Of the many native red grape wines recently revived in Italy, Sagrantino di Montefalco - Umbria's flagship wine - is one of the most distinctive. With its impressive complexity and longevity, it has the qualities to become the region's most famous wine, despite the fact that this low-yielding Sagrantino grape makes up a mere 6% of Umbria's total wine production.
The vinous reputation of central Italy rests on long-established commercial wines such as Chianti, Brunello di Montalcino or Vino Nobile de Montepulciano, based on the "omnipresent" Sangiovese grape and its clones, but Sagrantino of Montefalco can hold its own in any confrontation.

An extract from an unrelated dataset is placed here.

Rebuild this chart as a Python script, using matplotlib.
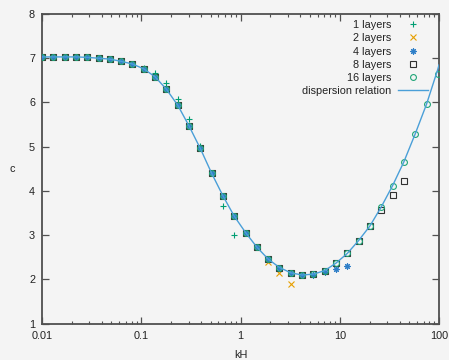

Sagrantino of Montefalco has one of the lowest maximum yields at 48 hl/ha, and must be aged for 30 months pre-release, of which 12 months must be in wood - increasingly French barriques. It is a garnet-red with muscular tannins and full body, a subtle scent of violet petals, an aroma and bouquet reminiscent of blackberries. Montefalco Rosso is an earlier drinking blend of Sangiovese (60-70%), Sagrantino (10-15%), Cabernet Sauvignon, Merlot (15-30%).
The Sagrantino grape reaches its apogee as a passito style wine, produced from partially dried grapes: full-bodied, mellow, spicy, with robust alcoholic strength of over 14 %, and a garnet red colour. The trend towards dry/Secco wines has only outstripped the sweet over the past 15 - 20 years.